*DATASET EXTRACT*.
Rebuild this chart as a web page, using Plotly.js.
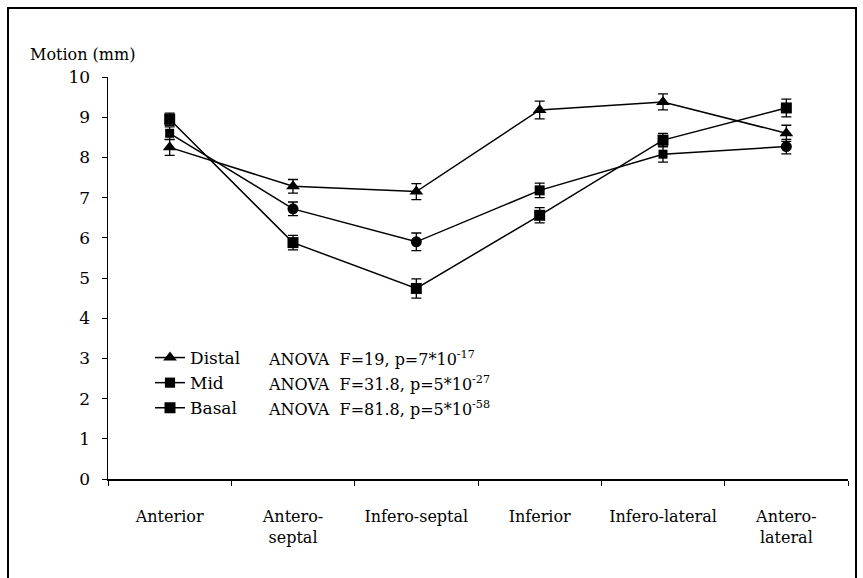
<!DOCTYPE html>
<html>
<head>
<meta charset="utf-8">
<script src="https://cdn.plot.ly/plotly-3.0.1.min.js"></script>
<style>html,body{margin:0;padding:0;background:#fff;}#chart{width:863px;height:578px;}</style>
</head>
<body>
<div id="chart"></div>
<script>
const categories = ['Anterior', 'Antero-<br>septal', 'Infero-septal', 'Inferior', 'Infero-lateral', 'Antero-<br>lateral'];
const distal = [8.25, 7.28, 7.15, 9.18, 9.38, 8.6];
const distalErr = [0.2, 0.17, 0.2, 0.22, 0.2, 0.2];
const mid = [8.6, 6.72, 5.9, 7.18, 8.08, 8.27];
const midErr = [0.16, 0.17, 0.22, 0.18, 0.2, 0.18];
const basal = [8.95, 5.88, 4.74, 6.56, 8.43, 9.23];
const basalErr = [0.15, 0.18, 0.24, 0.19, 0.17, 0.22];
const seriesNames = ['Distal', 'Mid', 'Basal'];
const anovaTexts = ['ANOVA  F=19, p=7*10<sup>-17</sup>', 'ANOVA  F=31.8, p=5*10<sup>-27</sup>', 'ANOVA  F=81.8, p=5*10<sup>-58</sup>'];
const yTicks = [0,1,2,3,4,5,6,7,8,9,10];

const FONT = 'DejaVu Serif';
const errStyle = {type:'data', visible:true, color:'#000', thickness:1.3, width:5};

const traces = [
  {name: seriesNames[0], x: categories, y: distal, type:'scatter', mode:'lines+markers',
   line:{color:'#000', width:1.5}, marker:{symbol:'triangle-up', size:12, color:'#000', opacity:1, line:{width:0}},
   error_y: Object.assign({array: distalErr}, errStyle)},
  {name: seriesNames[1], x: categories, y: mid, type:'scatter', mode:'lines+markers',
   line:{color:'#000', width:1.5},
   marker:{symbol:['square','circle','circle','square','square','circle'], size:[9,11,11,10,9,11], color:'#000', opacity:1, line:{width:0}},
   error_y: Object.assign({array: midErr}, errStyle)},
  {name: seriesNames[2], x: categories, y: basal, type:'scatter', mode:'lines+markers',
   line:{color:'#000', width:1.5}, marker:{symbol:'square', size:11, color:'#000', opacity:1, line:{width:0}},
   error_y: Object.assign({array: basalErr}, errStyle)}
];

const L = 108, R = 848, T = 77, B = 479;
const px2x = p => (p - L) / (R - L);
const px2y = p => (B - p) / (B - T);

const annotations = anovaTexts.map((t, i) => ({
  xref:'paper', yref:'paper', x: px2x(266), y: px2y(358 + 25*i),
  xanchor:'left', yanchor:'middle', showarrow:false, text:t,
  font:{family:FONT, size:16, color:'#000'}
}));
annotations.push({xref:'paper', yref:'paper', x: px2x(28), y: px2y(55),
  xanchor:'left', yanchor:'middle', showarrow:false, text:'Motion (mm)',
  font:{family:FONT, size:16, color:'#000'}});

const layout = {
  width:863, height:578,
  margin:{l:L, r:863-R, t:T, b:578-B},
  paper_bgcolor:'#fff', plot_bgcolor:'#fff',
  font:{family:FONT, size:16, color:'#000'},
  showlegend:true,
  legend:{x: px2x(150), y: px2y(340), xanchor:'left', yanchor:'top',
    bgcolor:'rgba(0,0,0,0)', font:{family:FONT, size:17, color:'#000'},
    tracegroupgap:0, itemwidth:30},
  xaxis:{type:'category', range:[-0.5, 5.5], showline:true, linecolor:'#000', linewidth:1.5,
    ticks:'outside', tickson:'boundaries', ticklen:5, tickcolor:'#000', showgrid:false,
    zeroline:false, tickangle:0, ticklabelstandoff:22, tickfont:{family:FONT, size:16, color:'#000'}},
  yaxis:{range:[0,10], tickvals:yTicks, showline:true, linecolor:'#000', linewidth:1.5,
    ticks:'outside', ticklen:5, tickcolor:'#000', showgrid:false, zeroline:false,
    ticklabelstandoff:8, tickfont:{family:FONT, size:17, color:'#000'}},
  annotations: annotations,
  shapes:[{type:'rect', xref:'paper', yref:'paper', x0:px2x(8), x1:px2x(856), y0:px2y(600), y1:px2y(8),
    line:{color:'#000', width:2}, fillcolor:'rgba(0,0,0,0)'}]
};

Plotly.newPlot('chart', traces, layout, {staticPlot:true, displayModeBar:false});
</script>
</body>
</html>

*GIVEN INSTRUCTION*. Going through the data, tally the lines containing "chart" and report only the result.

*FINISHED ANSWER*. 4